* _OBJECTIVE_: Reproduce only the lines from the one containing "Give me the matplotlib source for this chart." through the one containing "from matplotlib.patches import Rectangle", exactly as written and with both ends included.

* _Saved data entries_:
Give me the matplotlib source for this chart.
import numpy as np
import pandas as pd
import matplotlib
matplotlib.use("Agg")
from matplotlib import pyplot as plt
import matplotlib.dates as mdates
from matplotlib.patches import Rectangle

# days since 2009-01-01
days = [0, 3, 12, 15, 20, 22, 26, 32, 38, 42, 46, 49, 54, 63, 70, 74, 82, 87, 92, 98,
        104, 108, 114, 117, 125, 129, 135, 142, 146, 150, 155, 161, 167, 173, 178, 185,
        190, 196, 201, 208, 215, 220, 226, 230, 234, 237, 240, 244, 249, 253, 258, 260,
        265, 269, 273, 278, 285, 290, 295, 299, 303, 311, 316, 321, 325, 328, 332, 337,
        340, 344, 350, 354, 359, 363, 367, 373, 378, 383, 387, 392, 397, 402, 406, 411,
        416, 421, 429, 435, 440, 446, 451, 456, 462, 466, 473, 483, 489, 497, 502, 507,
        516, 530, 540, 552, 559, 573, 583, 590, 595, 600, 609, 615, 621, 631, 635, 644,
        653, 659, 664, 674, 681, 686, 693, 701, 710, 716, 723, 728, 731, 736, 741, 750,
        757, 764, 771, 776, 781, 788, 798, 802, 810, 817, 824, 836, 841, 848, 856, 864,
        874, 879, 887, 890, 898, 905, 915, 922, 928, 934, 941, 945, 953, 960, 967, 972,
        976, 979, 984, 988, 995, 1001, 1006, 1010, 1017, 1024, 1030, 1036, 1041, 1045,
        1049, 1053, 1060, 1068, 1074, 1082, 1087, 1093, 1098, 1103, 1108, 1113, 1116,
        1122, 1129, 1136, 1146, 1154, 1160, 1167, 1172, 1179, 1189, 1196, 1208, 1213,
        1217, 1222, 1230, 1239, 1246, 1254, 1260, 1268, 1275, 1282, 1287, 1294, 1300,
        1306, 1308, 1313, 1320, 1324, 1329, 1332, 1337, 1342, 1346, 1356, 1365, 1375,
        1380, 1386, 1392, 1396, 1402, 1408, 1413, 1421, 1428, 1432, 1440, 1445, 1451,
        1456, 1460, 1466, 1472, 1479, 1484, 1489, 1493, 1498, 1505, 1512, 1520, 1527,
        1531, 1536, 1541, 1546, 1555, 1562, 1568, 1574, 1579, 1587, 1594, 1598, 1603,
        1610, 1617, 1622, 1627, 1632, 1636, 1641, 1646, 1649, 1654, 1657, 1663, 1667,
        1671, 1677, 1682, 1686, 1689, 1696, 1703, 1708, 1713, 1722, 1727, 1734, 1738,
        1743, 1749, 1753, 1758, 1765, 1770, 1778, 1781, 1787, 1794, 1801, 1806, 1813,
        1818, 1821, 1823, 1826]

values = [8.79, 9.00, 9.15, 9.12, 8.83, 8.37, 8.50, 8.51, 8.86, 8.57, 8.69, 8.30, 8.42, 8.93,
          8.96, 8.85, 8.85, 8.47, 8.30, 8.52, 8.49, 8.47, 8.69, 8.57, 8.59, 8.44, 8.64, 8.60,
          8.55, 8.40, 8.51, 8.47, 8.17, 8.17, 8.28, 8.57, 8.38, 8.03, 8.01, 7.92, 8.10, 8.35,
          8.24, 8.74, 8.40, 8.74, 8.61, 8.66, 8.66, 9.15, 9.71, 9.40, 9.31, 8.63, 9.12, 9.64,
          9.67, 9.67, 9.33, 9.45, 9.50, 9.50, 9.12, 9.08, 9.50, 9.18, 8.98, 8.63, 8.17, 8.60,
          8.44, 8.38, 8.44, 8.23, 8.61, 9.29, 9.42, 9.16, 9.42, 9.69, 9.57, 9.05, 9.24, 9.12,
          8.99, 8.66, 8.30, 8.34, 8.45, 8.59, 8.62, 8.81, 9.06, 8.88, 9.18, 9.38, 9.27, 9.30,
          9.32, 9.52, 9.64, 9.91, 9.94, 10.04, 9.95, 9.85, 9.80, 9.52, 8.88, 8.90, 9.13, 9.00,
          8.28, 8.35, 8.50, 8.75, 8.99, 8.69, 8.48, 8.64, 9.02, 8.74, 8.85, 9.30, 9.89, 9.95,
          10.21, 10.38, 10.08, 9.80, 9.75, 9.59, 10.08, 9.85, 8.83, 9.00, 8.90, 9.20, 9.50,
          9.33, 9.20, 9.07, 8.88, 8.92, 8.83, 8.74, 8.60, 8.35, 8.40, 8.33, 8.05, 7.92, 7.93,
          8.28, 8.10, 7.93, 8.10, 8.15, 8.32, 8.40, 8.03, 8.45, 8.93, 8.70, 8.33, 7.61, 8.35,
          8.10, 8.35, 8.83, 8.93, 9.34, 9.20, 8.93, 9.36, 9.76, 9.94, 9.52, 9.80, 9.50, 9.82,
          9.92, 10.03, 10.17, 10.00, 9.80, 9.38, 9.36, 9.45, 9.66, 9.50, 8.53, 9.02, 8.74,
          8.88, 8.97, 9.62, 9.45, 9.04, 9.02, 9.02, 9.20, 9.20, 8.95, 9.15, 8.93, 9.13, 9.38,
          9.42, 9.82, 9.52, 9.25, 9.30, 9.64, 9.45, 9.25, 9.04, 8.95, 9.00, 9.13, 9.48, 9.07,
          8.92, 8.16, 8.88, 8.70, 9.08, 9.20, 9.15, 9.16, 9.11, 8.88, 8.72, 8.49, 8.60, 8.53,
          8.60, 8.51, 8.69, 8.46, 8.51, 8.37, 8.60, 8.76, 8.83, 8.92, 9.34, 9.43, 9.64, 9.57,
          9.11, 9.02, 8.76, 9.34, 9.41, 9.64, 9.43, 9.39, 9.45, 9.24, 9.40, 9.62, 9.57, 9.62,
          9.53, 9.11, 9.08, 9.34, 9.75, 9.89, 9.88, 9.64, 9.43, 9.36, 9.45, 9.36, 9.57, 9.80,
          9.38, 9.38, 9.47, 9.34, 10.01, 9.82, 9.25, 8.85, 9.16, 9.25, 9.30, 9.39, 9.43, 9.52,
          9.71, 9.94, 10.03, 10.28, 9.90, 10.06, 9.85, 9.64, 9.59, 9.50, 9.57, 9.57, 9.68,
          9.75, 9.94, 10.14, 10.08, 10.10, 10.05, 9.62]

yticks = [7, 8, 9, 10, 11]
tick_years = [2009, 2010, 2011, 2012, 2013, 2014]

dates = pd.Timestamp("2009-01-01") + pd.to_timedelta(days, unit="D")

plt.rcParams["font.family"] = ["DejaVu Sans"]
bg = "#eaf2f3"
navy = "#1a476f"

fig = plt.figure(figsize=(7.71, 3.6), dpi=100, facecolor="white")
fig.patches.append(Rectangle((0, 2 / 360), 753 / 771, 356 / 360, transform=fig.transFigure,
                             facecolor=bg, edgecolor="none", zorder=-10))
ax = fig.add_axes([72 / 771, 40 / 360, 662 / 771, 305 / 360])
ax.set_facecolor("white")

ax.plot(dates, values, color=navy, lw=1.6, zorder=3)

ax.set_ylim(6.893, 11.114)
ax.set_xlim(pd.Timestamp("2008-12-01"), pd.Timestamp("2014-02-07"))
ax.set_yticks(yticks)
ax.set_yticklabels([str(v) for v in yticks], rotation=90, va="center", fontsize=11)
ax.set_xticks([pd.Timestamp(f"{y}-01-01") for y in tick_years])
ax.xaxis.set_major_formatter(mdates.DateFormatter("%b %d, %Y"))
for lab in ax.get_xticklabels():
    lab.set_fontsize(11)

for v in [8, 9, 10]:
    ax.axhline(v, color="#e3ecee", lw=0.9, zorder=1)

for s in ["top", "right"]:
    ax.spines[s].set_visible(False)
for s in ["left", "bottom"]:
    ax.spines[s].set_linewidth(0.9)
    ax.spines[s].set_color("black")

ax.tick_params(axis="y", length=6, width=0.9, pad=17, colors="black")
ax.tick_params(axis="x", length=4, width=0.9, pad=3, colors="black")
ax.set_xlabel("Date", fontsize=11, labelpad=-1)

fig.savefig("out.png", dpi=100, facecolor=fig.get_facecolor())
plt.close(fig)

...

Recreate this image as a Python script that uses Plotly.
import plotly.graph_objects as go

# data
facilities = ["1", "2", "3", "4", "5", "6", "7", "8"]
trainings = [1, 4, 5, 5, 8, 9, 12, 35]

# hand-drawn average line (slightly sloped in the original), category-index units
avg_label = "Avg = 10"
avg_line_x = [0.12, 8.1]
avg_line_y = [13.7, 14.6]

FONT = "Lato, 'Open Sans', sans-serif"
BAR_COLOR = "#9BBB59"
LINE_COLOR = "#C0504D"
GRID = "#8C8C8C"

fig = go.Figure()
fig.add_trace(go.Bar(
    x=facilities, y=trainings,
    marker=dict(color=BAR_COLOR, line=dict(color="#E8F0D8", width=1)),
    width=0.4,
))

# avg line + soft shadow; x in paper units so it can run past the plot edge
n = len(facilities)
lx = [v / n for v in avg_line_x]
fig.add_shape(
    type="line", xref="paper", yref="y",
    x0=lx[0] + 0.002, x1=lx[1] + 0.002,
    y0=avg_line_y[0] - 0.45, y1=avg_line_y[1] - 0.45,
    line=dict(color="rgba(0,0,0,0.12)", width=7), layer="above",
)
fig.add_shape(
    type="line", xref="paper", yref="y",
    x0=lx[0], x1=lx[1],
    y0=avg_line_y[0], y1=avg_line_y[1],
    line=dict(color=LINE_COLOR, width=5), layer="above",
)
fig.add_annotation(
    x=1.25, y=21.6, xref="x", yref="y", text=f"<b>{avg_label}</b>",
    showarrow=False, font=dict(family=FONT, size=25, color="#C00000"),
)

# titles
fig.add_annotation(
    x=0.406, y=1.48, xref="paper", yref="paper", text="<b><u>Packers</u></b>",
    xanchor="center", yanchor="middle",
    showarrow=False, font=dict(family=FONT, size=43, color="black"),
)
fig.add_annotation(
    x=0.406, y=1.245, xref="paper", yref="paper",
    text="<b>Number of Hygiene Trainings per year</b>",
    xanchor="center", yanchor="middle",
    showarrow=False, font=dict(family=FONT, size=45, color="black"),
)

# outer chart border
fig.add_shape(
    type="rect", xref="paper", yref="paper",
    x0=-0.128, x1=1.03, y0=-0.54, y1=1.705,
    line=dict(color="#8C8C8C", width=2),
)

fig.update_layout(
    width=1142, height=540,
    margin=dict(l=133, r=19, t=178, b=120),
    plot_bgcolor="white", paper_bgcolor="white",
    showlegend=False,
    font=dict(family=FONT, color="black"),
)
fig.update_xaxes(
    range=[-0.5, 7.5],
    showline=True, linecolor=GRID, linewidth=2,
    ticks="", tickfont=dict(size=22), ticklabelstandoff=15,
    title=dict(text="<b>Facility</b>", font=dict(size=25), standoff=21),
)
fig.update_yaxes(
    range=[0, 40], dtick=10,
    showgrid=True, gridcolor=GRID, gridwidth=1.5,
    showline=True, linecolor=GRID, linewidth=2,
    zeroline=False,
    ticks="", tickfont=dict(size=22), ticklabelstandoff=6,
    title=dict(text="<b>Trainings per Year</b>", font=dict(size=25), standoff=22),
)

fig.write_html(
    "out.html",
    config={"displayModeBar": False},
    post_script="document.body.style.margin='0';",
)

* _ANSWER TO THE EXERCISE_:
Give me the matplotlib source for this chart.
import numpy as np
import pandas as pd
import matplotlib
matplotlib.use("Agg")
from matplotlib import pyplot as plt
import matplotlib.dates as mdates
from matplotlib.patches import Rectangle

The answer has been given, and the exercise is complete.